Identification of decision under appeal
1 Mr Cianfrano appealed against a decision of the Tribunal handed down on 1 May 2007: Cianfrano v Director General, NSW Department of Commerce [2007] NSWADT 99. The decision made findings that certain documents, or parts of documents, for which Mr Cianfrano had applied under the Freedom of Information Act 1989 (FOI Act), were exempt. The Tribunal did not determine in that decision the so-called override or residual discretion question. That question is whether, despite being covered by certain exemptions, the documents should nevertheless be released in the public interest. On 3 October 2007, after receiving further written submissions on that question, the Tribunal made its final decision upholding the exemptions and not exercising the discretion to give access to the exempt documents: Cianfrano v Director General, NSW Department of Commerce [2007] NSWADT 233. Mr Cianfrano did not appeal against that decision.
2 In the current matter Mr Cianfrano appealed on several questions of law and requested leave for the appeal to be extended to the merits of the Tribunal's decision: Administrative Decisions Tribunal Act 1997 (ADT Act), s 113(2). The appeal was heard on 5 December 2007. Mr Cianfrano participated by phone.
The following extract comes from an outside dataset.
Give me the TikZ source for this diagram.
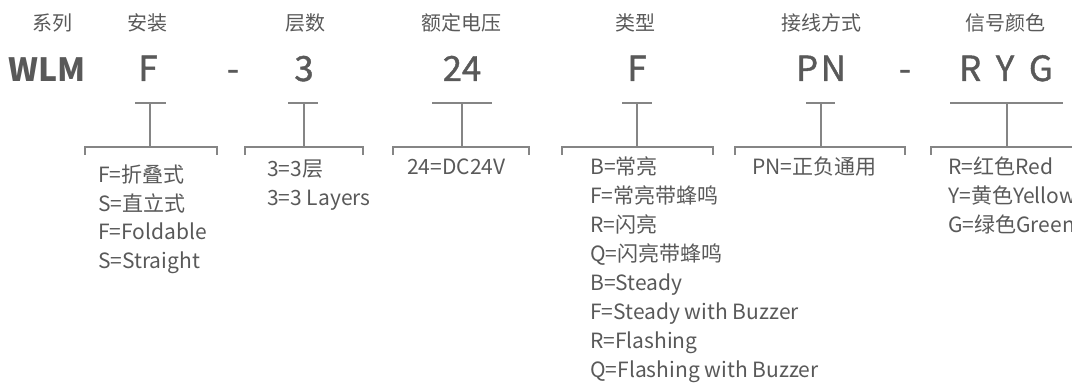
\documentclass[tikz,border=0pt]{standalone}
\usepackage{fontspec}
\setmainfont{Noto Sans CJK SC}
\newfontfamily\codefont[FakeBold=1.2]{Noto Sans CJK SC}
\usetikzlibrary{positioning}

\definecolor{txtgray}{HTML}{595959}
\definecolor{linegray}{HTML}{858585}

\begin{document}
\begin{tikzpicture}[
    x=0.75pt, y=-0.75pt,
    header/.style={anchor=center, text=txtgray, inner sep=0pt, font=\fontsize{15}{18}\selectfont},
    code/.style={anchor=base, text=txtgray, inner sep=0pt, font=\codefont\fontsize{26}{30}\selectfont},
    desc/.style={anchor=base west, text=txtgray, inner sep=0pt, font=\fontsize{15.75}{21.75}\selectfont},
    tee/.style={draw=linegray, line width=0.9pt},
    bracket/.style={draw=linegray, line width=0.9pt}
]
\useasboundingbox (0,0) rectangle (1072,385);

% Headers
\node[header] (hSeries) at (52,23) {系列};
\node[header] (hMount) at (147,23) {安装};
\node[header] (hLayer) at (305,23) {层数};
\node[header] (hVolt) at (461,23) {额定电压};
\node[header] (hType) at (635,23) {类型};
\node[header] (hWire) at (821,23) {接线方式};
\node[header] (hColor) at (1005,23) {信号颜色};

% Model code
\node[code, font=\fontsize{24}{28}\selectfont\bfseries] (cSeries) at (47,82) {WLM};
\node[code] (cMount) at (148,81) {F};
\node[code] (dash1) at (233,81) {-};
\node[code] (cLayer) at (304,81) {3};
\node[code] (cVolt) at (462,81) {24};
\node[code] (cType) at (637,81) {F};
\node[code] (cWire) at (821,81) {P\hspace{2pt}N};
\node[code] (dash2) at (905,81) {-};
\node[code] (cColor) at (1006,81) {R\hspace{11pt}Y\hspace{11pt}G};

% Tees
\coordinate (tMountL) at (135,103); \coordinate (tMountR) at (166,103);
\coordinate (tLayerL) at (288,103); \coordinate (tLayerR) at (318,103);
\coordinate (tVoltL) at (432,103);  \coordinate (tVoltR) at (492,103);
\coordinate (tTypeL) at (622,103);  \coordinate (tTypeR) at (652,103);
\coordinate (tWireL) at (806,103);  \coordinate (tWireR) at (835,103);
\coordinate (tColorL) at (950,103); \coordinate (tColorR) at (1063,103);

\coordinate (tMount) at (150,103);
\coordinate (tLayer) at (304,103);
\coordinate (tVolt) at (462,103);
\coordinate (tType) at (637,103);
\coordinate (tWire) at (821,103);
\coordinate (tColor) at (1007,103);

\coordinate (bMount) at (150,147);
\coordinate (bLayer) at (304,147);
\coordinate (bVolt) at (462,147);
\coordinate (bType) at (637,147);
\coordinate (bWire) at (821,147);
\coordinate (bColor) at (1007,147);

% Brackets
\coordinate (bMountL) at (85,155);  \coordinate (bMountR) at (217,155);
\coordinate (bLayerL) at (245,155); \coordinate (bLayerR) at (363,155);
\coordinate (bVoltL) at (393,155);  \coordinate (bVoltR) at (529,155);
\coordinate (bTypeL) at (562,155);  \coordinate (bTypeR) at (713,155);
\coordinate (bWireL) at (735,155);  \coordinate (bWireR) at (905,155);
\coordinate (bColorL) at (931,155); \coordinate (bColorR) at (1090,155);

\draw[tee] (tMountL) -- (tMountR) (tMount) -- (bMount);
\draw[tee] (tLayerL) -- (tLayerR) (tLayer) -- (bLayer);
\draw[tee] (tVoltL) -- (tVoltR) (tVolt) -- (bVolt);
\draw[tee] (tTypeL) -- (tTypeR) (tType) -- (bType);
\draw[tee] (tWireL) -- (tWireR) (tWire) -- (bWire);
\draw[tee] (tColorL) -- (tColorR) (tColor) -- (bColor);

\draw[bracket] (bMountL) |- (bMount) -| (bMountR);
\draw[bracket] (bLayerL) |- (bLayer) -| (bLayerR);
\draw[bracket] (bVoltL) |- (bVolt) -| (bVoltR);
\draw[bracket] (bTypeL) |- (bType) -| (bTypeR);
\draw[bracket] (bWireL) |- (bWire) -| (bWireR);
\draw[bracket] (bColorL) |- (bColor) -| (bColorR);

% Descriptions
\node[desc] (dMount) at (98,182) {\begin{tabular}[t]{@{}l@{}}F=折叠式\\S=直立式\\F=Foldable\\S=Straight\end{tabular}};
\node[desc] (dLayer) at (267,176) {\begin{tabular}[t]{@{}l@{}}3=3层\\3=3 Layers\end{tabular}};
\node[desc] (dVolt) at (407,175) {24=DC24V};
\node[desc] (dType) at (590,175) {\begin{tabular}[t]{@{}l@{}}B=常亮\\F=常亮带蜂鸣\\R=闪亮\\Q=闪亮带蜂鸣\\B=Steady\\F=Steady with Buzzer\\R=Flashing\\Q=Flashing with Buzzer\end{tabular}};
\node[desc] (dWire) at (752,175) {PN=正负通用};
\node[desc] (dColor) at (948,175) {\begin{tabular}[t]{@{}l@{}}R=红色Red\\Y=黄色Yellow\\G=绿色Green\end{tabular}};

\end{tikzpicture}
\end{document}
At the beginning of the hearing we pointed out that even if he was successful in his appeal against the May decision, the October decision would stand. Rather than hear an appeal which may have no utility, the Appeal Panel allowed Mr Cianfrano to verbally lodge an appeal against the October decision out of time on the condition that he lodge the appeal in the proper form within seven days. Although the general rule is that an appeal should be lodged in the prescribed form, we dispensed with that requirement: ADT Act s 113(4); ADT Rules (Transitional) Regulation 1998, Schedule 1, clause 4 and clause 39. The Department did not object and Mr Cianfrano completed the paper work and filed the appeal on 10 December 2007. We reminded Mr Cianfrano that this was a special circumstance and that the same latitude would not necessarily be extended in other matters.
Tribunal's decision
3 Mr Cianfrano's application to the Department under the FOI Act requested:
"Access to documents relating and pertaining to the NSW Department of Commerce and or the Attorney General's Department and or the Crown Solicitor's Office, into the costs incurred to all FOI applications and ADT appeals made by Robert Cianfrano."
4 The Department identified 12 documents that fell within scope of this application. Ten of those documents were tax invoices from the Crown Solicitor's Office (CSO) to the Department and two, on the same document, were emails relating to costs or the recovery of costs. Following Mr Cianfrano's application to the Tribunal for external review of the Department's decision, a further tax invoice was identified. Full access was given to three documents and partial access was given to a further eight documents. The information that was deleted from the tax invoices was information relating to the hourly rates charged by the CSO, or information from which those rates could be deduced. This information was claimed to be exempt under Clause 7(1)(c) of Sch. 1 to the FOI Act. That provision states that:
(1) A document is an exempt document:
(c) if it contains matter the disclosure of which:
(i) would disclose information (other than trade secrets, commercial-in-confidence provisions or information referred to in paragraph (b)) concerning the business, professional, commercial or financial affairs of any agency or any other person, and
(ii) could reasonably be expected to have an unreasonable adverse effect on those affairs or to prejudice the future supply of such information to the Government or to an agency.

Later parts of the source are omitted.